After changing the configuration, the changes will need to be propagated to the Yaskawa controller.
MotoROS2 supports a tf_frame_prefix parameter, similar to the same parameter supported by the ROS 2 robot_state_publisher node.
This parameter can be used to prevent clashes with other nodes publishing transforms MotoROS2 also publishes (as by default, MotoROS2 will publish on the global /tf topic, similar to other ROS 2 nodes).
As an example, tf_frame_prefix could be set to robot1/, to prefix all frame names coming from a robot mounted "on the left" (in a dual-arm setup for instance). Resulting frame names would include robot1/r1/base, robot1/r1/flange, robot1/r1/tool0 and robot1/r1/tcp_0.
After changing the configuration, the changes will need to be propagated to the Yaskawa controller.

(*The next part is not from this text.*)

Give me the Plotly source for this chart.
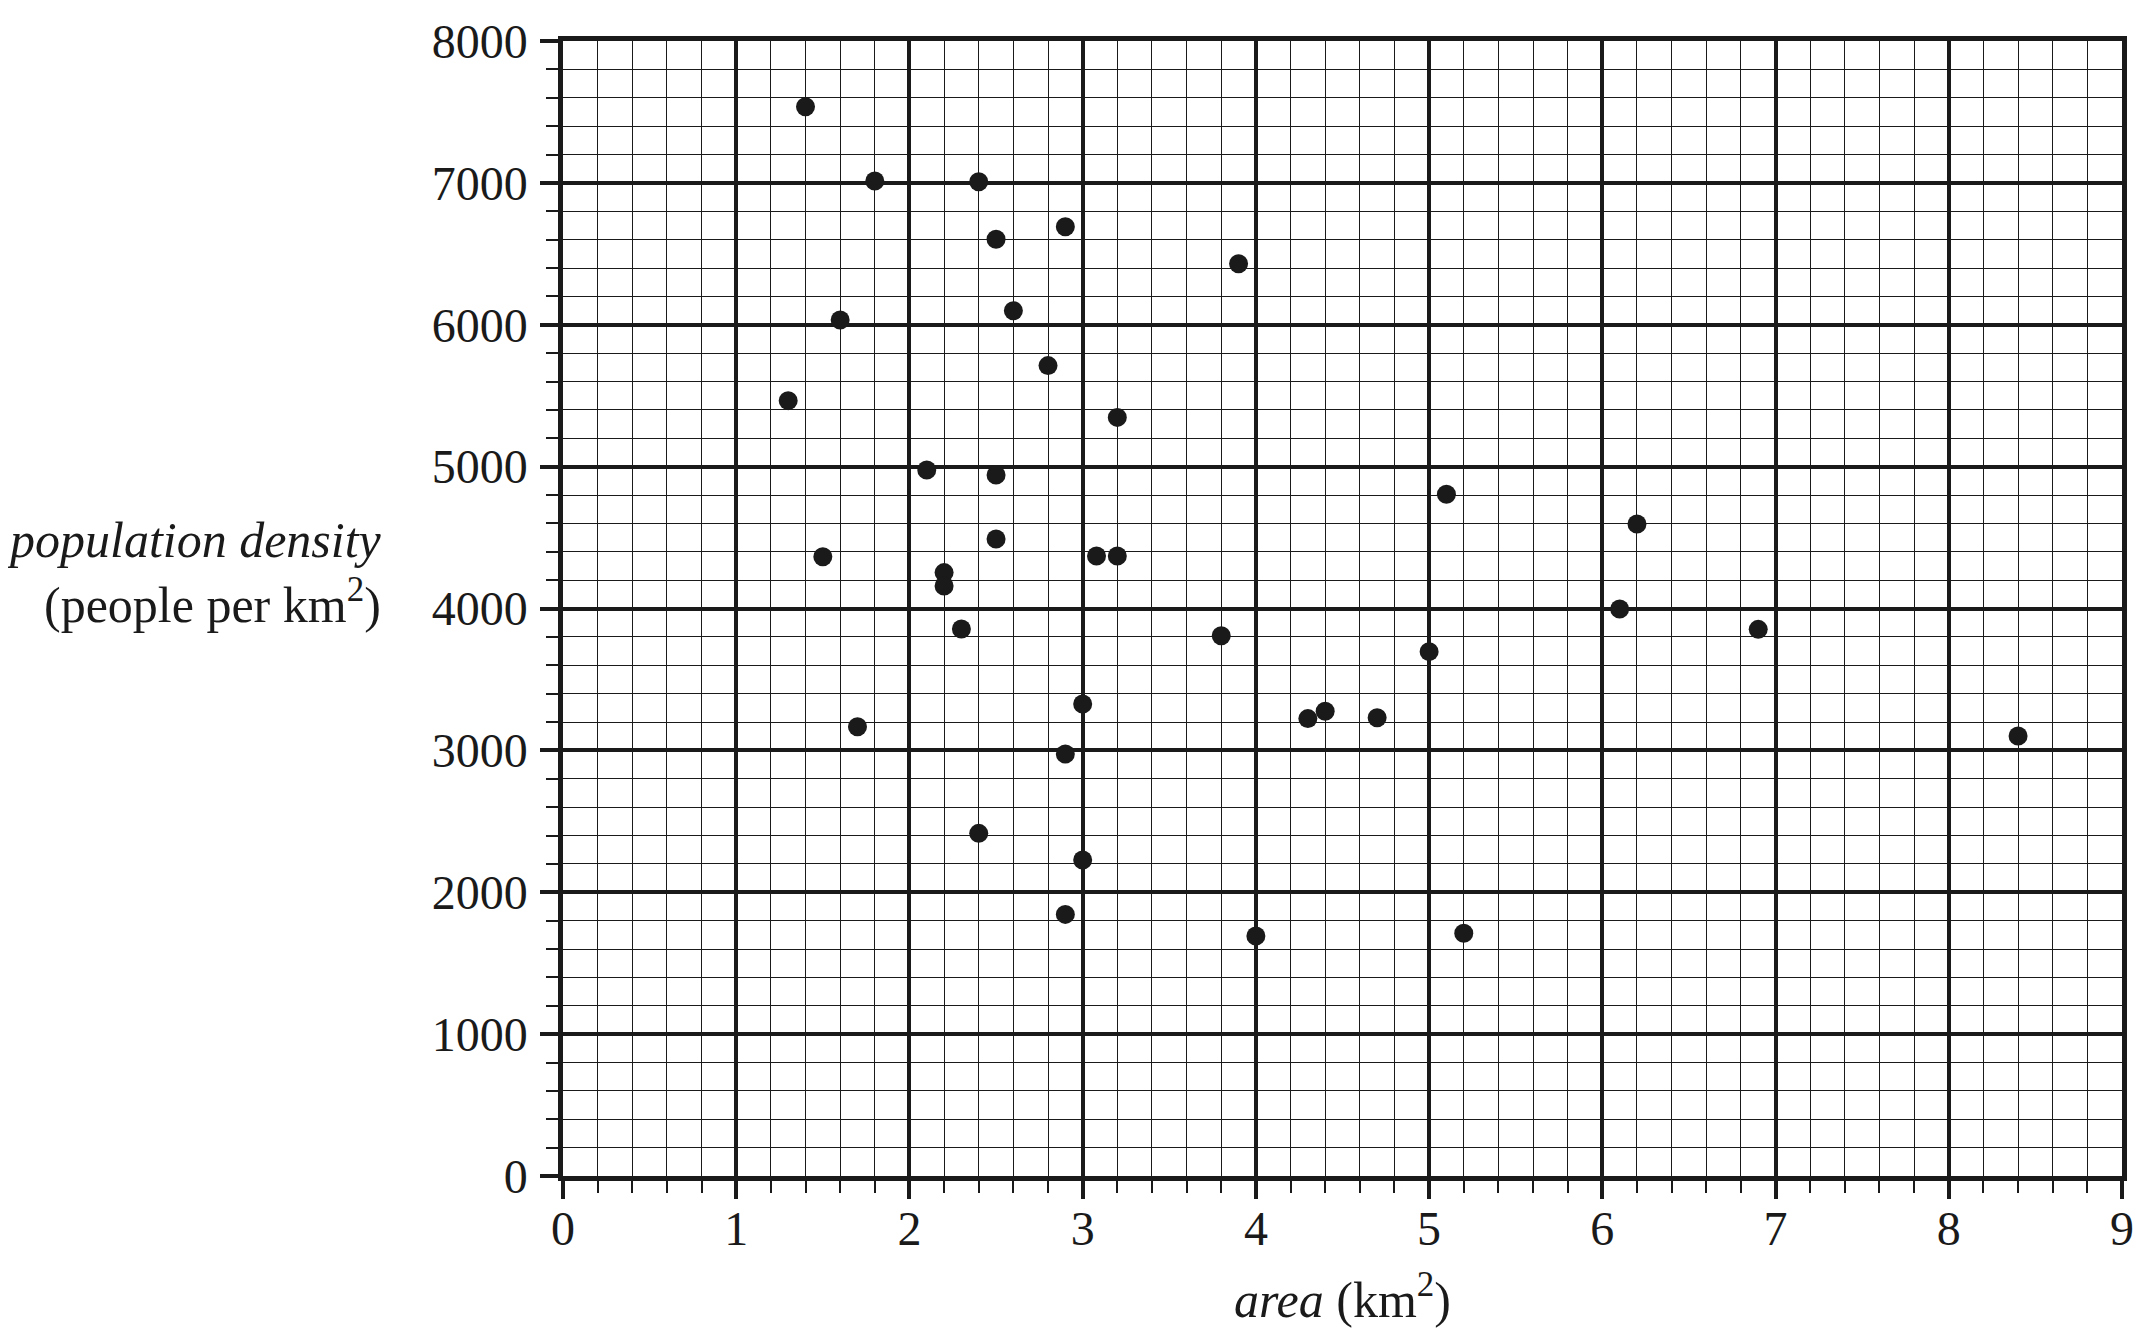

MotoROS2 is currently not directly compatible with ros2_control (as in: none of the controllers ros2_control provides can directly be used with MotoROS2, nor can ros2_control controllers be loaded into MotoROS2).
Future development may introduce a mode which could be made compatible with ros2_control, but this is currently not on the roadmap.
MotoROS2 currently does not support any of the (security) features provided by SROS2.
This is due to the used RMW (ie: rmw_microxrcedds) not supporting those features.
As MotoROS2 is using micro-ROS as its RMW (technically: rmw_microxrcedds), the micro-ROS Agent is always needed for it to be able to communicate with nodes using other RMWs.
This has not been tested, but technically should be possible, provided they use DDS. Plain DDS applications can be written to be able to communicate with ROS 2 nodes, which requires using a compatible DDS RMW, using ROS 2 IDL files, adhering to ROS 2 naming schemes and ROS 2 name mangling. The ROS 2 community has examples for how to do this with regular ROS 2 nodes, and it is expected MotoROS2 would behave similarly.
There is no support for interaction with MotoROS2 from non-DDS applications at this time.